David on stilts, plastering the sunroom

Arches between the kitchen and living room

The ceiling above the dining room

First floor tiled shower

View out of the master bedroom

The whirlpool bath

Stairs with false ends, carpet will be going up the middle
The boarded up front entry, waiting for its door!
The Good News: I am so excited about my house!!! It is absolutely beautiful and exceeding all of my expectations! It is like having Christmas every time I go over there! I just saw my newly installed, reclaimed maple flooring with a walnut border and its gorgeous--and it doesn't even have its final finish on it!. Such character of the wood--I love it. I am praying that they have enough to go into my small office too. They weren't sure if they would the last time I spoke with them. The tile looks wonderful too. I had purchased the tile way back in February, based on a 4" sample. I was kind of shocked when it got shipped to me in the 12 x12" size and I could see all of these large crevices and pits in it. I wasn't sure if I would like the finished product, but I do. They fill in most of the cracks and pits with the grout and it has a wonderful depth and texture to it. A matching mosaic tile creates a border in the front foyer. The wood trim has a rich and wonderful color to it, and the stone and the siding and the dryvit look fantastic together. Plus the ceilings--they're fantastic too! Lots of beautiful angles and arches in the architecture--I am so blessed. I have had so many wonderful people to help in this process to make it such a beautiful house. I cannot thank them enough. I was especially touched by Bev at Lowe's in Oshkosh this weekend. I had a deadline to pick out the tile for the bathroom. She works in the flooring department there, and has a degree in interior design. She took all the samples I had brought in of the travertine stone, the color of the woodwork and the color of the paint, and helped me come up with wonderful tiling for my shower in a short amount of time. What a godsend she was!

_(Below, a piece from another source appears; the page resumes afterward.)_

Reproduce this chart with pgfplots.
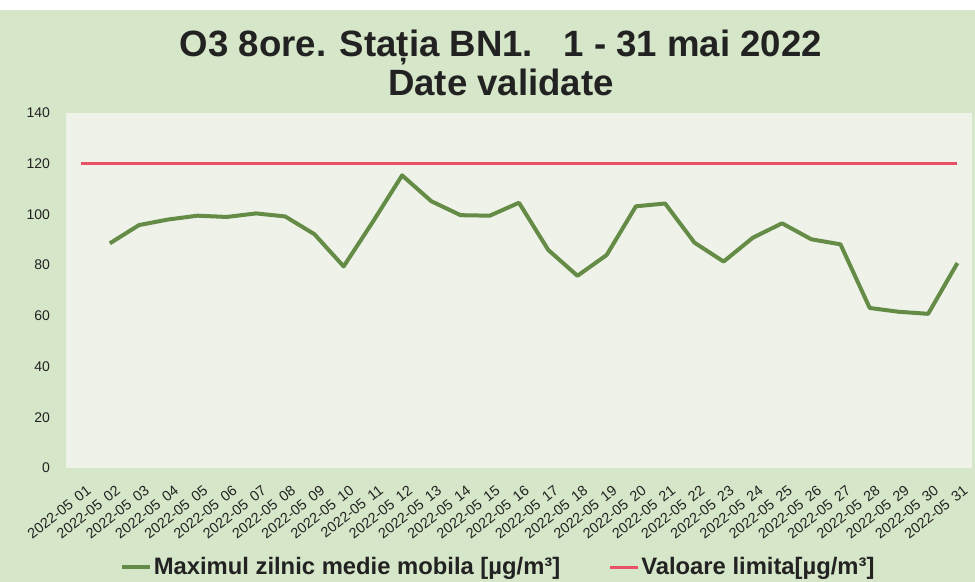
\documentclass[border=0pt]{standalone}
\usepackage{fontspec}
\setmainfont{Liberation Sans}
\usepackage{pgfplots}
\pgfplotsset{compat=1.18}
\definecolor{outerbg}{HTML}{D6E6C8}
\definecolor{plotbg}{HTML}{EEF2E8}
\definecolor{lgreen}{HTML}{648C46}
\definecolor{lred}{HTML}{E85064}
\definecolor{txt}{HTML}{222222}
\newcommand\dd[1]{2022-05\hspace{0.45em}#1}
\begin{document}
\begin{tikzpicture}
\path[use as bounding box] (0,0) rectangle (487.5pt,291pt);
\fill[outerbg] (0,0) rectangle (487.5pt,286pt);
\node[text=txt, font=\bfseries\fontsize{18.3}{19.5}\selectfont, align=center] at (250.5pt,259.5pt) {O3 8ore. Stația BN1.\ \ \ 1 - 31 mai 2022\\Date validate};
\begin{axis}[
  at={(33pt,57pt)}, anchor=south west,
  scale only axis, width=453pt, height=177.5pt,
  axis background/.style={fill=plotbg},
  axis line style={draw=none},
  major tick length=0pt,
  xmin=0.5, xmax=31.5, ymin=0, ymax=140,
  ytick={0,20,...,140},
  xtick={1,...,31},
  xticklabels={\dd{01},\dd{02},\dd{03},\dd{04},\dd{05},\dd{06},\dd{07},\dd{08},\dd{09},\dd{10},\dd{11},\dd{12},\dd{13},\dd{14},\dd{15},\dd{16},\dd{17},\dd{18},\dd{19},\dd{20},\dd{21},\dd{22},\dd{23},\dd{24},\dd{25},\dd{26},\dd{27},\dd{28},\dd{29},\dd{30},\dd{31}},
  /pgf/number format/assume math mode=true,
  yticklabel style={font=\fontsize{7}{8}\selectfont, text=txt, xshift=-4.5pt},
  xticklabel style={font=\fontsize{7.2}{8}\selectfont, text=txt, rotate=38, anchor=north east, inner sep=1pt, yshift=-7pt, xshift=-2pt},
  legend style={at={(0.477,-0.279)}, anchor=center, legend columns=2, draw=none, fill=none,
    font=\bfseries\fontsize{11.9}{14}\selectfont, text=txt,
    /tikz/every even column/.append style={column sep=23pt},
    nodes={inner xsep=1pt}},
  legend image code/.code={\draw[#1] (0pt,0pt) -- (14pt,0pt);},
]
\addplot[lgreen, line width=2pt, line join=round] coordinates {
(2,88.6) (3,95.8) (4,98.0) (5,99.5) (6,99.0) (7,100.4) (8,99.2) (9,92.2) (10,79.5)
(11,97.1) (12,115.4) (13,105.2) (14,99.7) (15,99.5) (16,104.6) (17,86.0) (18,75.8)
(19,84.0) (20,103.2) (21,104.3) (22,88.9) (23,81.4) (24,90.8) (25,96.5) (26,90.2)
(27,88.2) (28,63.1) (29,61.6) (30,60.8) (31,80.8)
};
\addlegendentry{Maximul zilnic medie mobila [µg/m³]}
\addplot[lred, line width=1.5pt] coordinates {
(1,120) (2,120) (3,120) (4,120) (5,120) (6,120) (7,120) (8,120) (9,120) (10,120)
(11,120) (12,120) (13,120) (14,120) (15,120) (16,120) (17,120) (18,120) (19,120) (20,120)
(21,120) (22,120) (23,120) (24,120) (25,120) (26,120) (27,120) (28,120) (29,120) (30,120) (31,120)
};
\addlegendentry{Valoare limita[µg/m³]}
\end{axis}
\end{tikzpicture}
\end{document}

The Bad News: The front door and the transom window above it were due to come in this week. When Jamey, the builder, called on it, he was informed it was on back order. Hmmm, it would have been nice of them to have told us sooner. So...the parade of homes is October 20-23, and the door to the house will not be here until the 28th. I asked if something temporary could be done, and the answer is no. The framing for the door, the transom, and the door itself , plus the stone going around it, all work together and can't be done in a temporary way. My beautiful home has been taken out of the parade of homes for the fall. I was so sad. I was almost getting a house for my birthday on the 23rd. I was looking forward to being able to say that. However, my house will be in the Spring parade of homes, guarenteed. And, I will be able to move in when my house is completed.

I also still have moments of aching and sadness that I am doing this process alone, without a husband  to share in my trials and joys. Although my friends and family have accompanied me to the house on occasion, mostly its been my journey alone. Like tonight, when I saw the installed maple flooring for the first time. It was just me in the house, saying ooh, and aah.  I wish I could look forward to when "we" will move in, instead of when "I" will move in. I have never had to be this independent before and I am not quite sure what to make of it.